Yemen has made use of various missile types, including Quds cruise missiles and ballistic missiles derived from Iran’s Kheibar-Shekan, Emad, and Qiam missiles. These assets enable Yemen to project power across the region despite the technological and military limitations imposed by the Saudi and UAE-led coalition’s blockade.
Sanaa’s strategic posture is enhanced by its ability to rapidly produce inexpensive munitions and maintain ongoing production capabilities, allowing it to sustain operations without significant escalation. The Yemeni Armed Forces are also ready to step up in support of Lebanon, should Israel decide to escalate further.
Crucially, Yemen’s ideological commitment and tribal social structure provide its political authority with greater freedom to choose targets and execute responses without the same economic concerns or fears of international backlash that might constrain other actors in the Axis.
This flexibility allows Yemen to pursue a more aggressive stance if needed, as evidenced by its potential for launching complex operations aimed at overwhelming enemy defenses, possibly in coordination with Iranian actions.
The only way is down
The current positions of Israel, Iran, Hezbollah, and Yemen on the escalation ladder reflect their strategic calculations and potential actions.

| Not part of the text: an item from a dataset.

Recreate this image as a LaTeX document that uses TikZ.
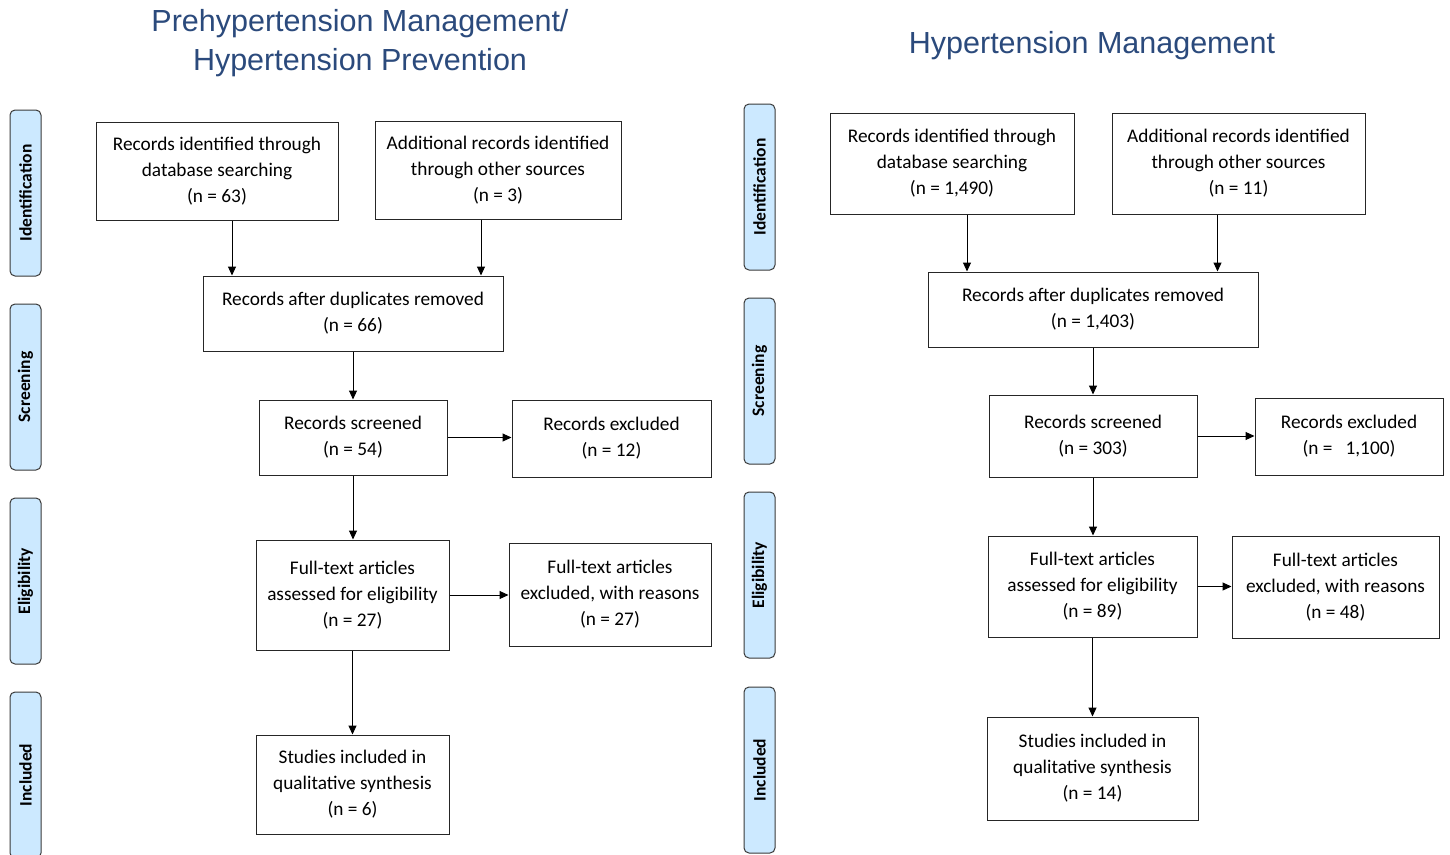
\documentclass[tikz,border=0pt]{standalone}
\usepackage{fontspec}
\setmainfont{Carlito}
\newfontfamily\titlefont{Liberation Sans}
\usetikzlibrary{arrows.meta}
\definecolor{titleblue}{HTML}{2B4A7C}
\definecolor{sidefill}{HTML}{CCE9FF}
\definecolor{sidedraw}{HTML}{3A3A3A}
\tikzset{
  box/.style={draw=black!85, line width=1pt, align=center, inner sep=2pt,
    font=\fontsize{19.3}{26}\selectfont},
  side/.style={draw=sidedraw, fill=sidefill, line width=1pt, rounded corners=5pt,
    minimum width=31pt, minimum height=166pt},
  sidetext/.style={rotate=90, font=\bfseries\fontsize{17.5}{19}\selectfont},
  arr/.style={line width=1pt, -{Triangle[length=9pt,width=8pt]}},
  ttl/.style={text=titleblue, align=center, font=\titlefont\fontsize{30.5}{39}\selectfont}
}
\begin{document}
\begin{tikzpicture}[x=1pt,y=-1pt]
\clip (0,0) rectangle (1450,854);
\fill[white] (0,0) rectangle (1450,854);

% titles
\node[ttl] (t1) at (360,43) {Prehypertension Management/\\Hypertension Prevention};
\node[ttl] (t2) at (1092,46) {Hypertension Management};

% left side labels
\node[side] (ls1) at (25.5,193) {};
\node[sidetext] at (ls1) {Identification};
\node[side] (ls2) at (25.5,387) {};
\node[sidetext] at (ls2) {Screening};
\node[side] (ls3) at (25.5,581) {};
\node[sidetext] at (ls3) {Eligibility};
\node[side] (ls4) at (25.5,775) {};
\node[sidetext] at (ls4) {Included};

% right side labels
\node[side] (rs1) at (759.5,187) {};
\node[sidetext] at (rs1) {Identification};
\node[side] (rs2) at (759.5,381) {};
\node[sidetext] at (rs2) {Screening};
\node[side] (rs3) at (759.5,575) {};
\node[sidetext] at (rs3) {Eligibility};
\node[side] (rs4) at (759.5,770) {};
\node[sidetext] at (rs4) {Included};

% left flow
\node[box, minimum width=242pt, minimum height=98pt] (a1) at (217,171)
  {Records identified through\\database searching\\(n = 63)};
\node[box, minimum width=246pt, minimum height=98pt] (a2) at (498,170)
  {Additional records identified\\through other sources\\(n = 3)};
\node[box, minimum width=300pt, minimum height=75pt] (a3) at (353,313.5)
  {Records after duplicates removed\\(n = 66)};
\node[box, minimum width=188pt, minimum height=75pt] (a4) at (353,437.5)
  {Records screened\\(n = 54)};
\node[box, minimum width=199pt, minimum height=77pt] (a5) at (611.5,438.5)
  {Records excluded\\(n = 12)};
\node[box, minimum width=193pt, minimum height=110pt] (a6) at (352.5,595)
  {Full-text articles\\assessed for eligibility\\(n = 27)};
\node[box, minimum width=202pt, minimum height=103pt] (a7) at (610,594.5)
  {Full-text articles\\excluded, with reasons\\(n = 27)};
\node[box, minimum width=193pt, minimum height=99pt] (a8) at (352.5,784.5)
  {Studies included in\\qualitative synthesis\\(n = 6)};

\draw[arr] ([xshift=15pt]a1.south) -- ([xshift=15pt]a1.south |- a3.north);
\draw[arr] ([xshift=-17pt]a2.south) -- ([xshift=-17pt]a2.south |- a3.north);
\draw[arr] (a3.south) -- (a3.south |- a4.north);
\draw[arr] (a4.east) -- (a4.east -| a5.west);
\draw[arr] (a4.south) -- (a4.south |- a6.north);
\draw[arr] (a6.east) -- (a6.east -| a7.west);
\draw[arr] (a6.south) -- (a6.south |- a8.north);

% right flow
\node[box, minimum width=244pt, minimum height=101pt] (b1) at (952,163.5)
  {Records identified through\\database searching\\(n = 1,490)};
\node[box, minimum width=253pt, minimum height=101pt] (b2) at (1238.5,163.5)
  {Additional records identified\\through other sources\\(n = 11)};
\node[box, minimum width=330pt, minimum height=75pt] (b3) at (1093,309.5)
  {Records after duplicates removed\\(n = 1,403)};
\node[box, minimum width=208pt, minimum height=82pt] (b4) at (1093,436)
  {Records screened\\(n = 303)};
\node[box, minimum width=188pt, minimum height=77pt] (b5) at (1349,436.5)
  {Records excluded\\(n =\ \ \ 1,100)};
\node[box, minimum width=209pt, minimum height=101pt] (b6) at (1092.5,586.5)
  {Full-text articles\\assessed for eligibility\\(n = 89)};
\node[box, minimum width=207pt, minimum height=102pt] (b7) at (1335.5,587)
  {Full-text articles\\excluded, with reasons\\(n = 48)};
\node[box, minimum width=211pt, minimum height=103pt] (b8) at (1092.5,768.5)
  {Studies included in\\qualitative synthesis\\(n = 14)};

\draw[arr] ([xshift=15pt]b1.south) -- ([xshift=15pt]b1.south |- b3.north);
\draw[arr] ([xshift=-21pt]b2.south) -- ([xshift=-21pt]b2.south |- b3.north);
\draw[arr] (b3.south) -- (b3.south |- b4.north);
\draw[arr] (b4.east) -- (b4.east -| b5.west);
\draw[arr] (b4.south) -- (b4.south |- b6.north);
\draw[arr] (b6.east) -- (b6.east -| b7.west);
\draw[arr] (b6.south) -- (b6.south |- b8.north);
\end{tikzpicture}
\end{document}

Israel’s high positioning suggests a limited capacity for further escalation without severe consequences, while Iran’s low placement indicates a strategy of restraint, keeping its options open for future engagements.
Hezbollah and Yemen, both at the mid-level, demonstrate a calculated approach to maintaining their involvement without exhausting their resources or escalating the conflict to an uncontrollable level.
The possibility of escalation from Iraqi resistance factions or even the Syrian army following repeated violations adds another layer of risk that Israel must contend with.
The occupation state’s continued escalation without a clear endgame and an understanding of its own limitations, coupled with growing US reluctance to intervene, could ultimately lead to a strategic overreach and outright defeat in a full-on regional war.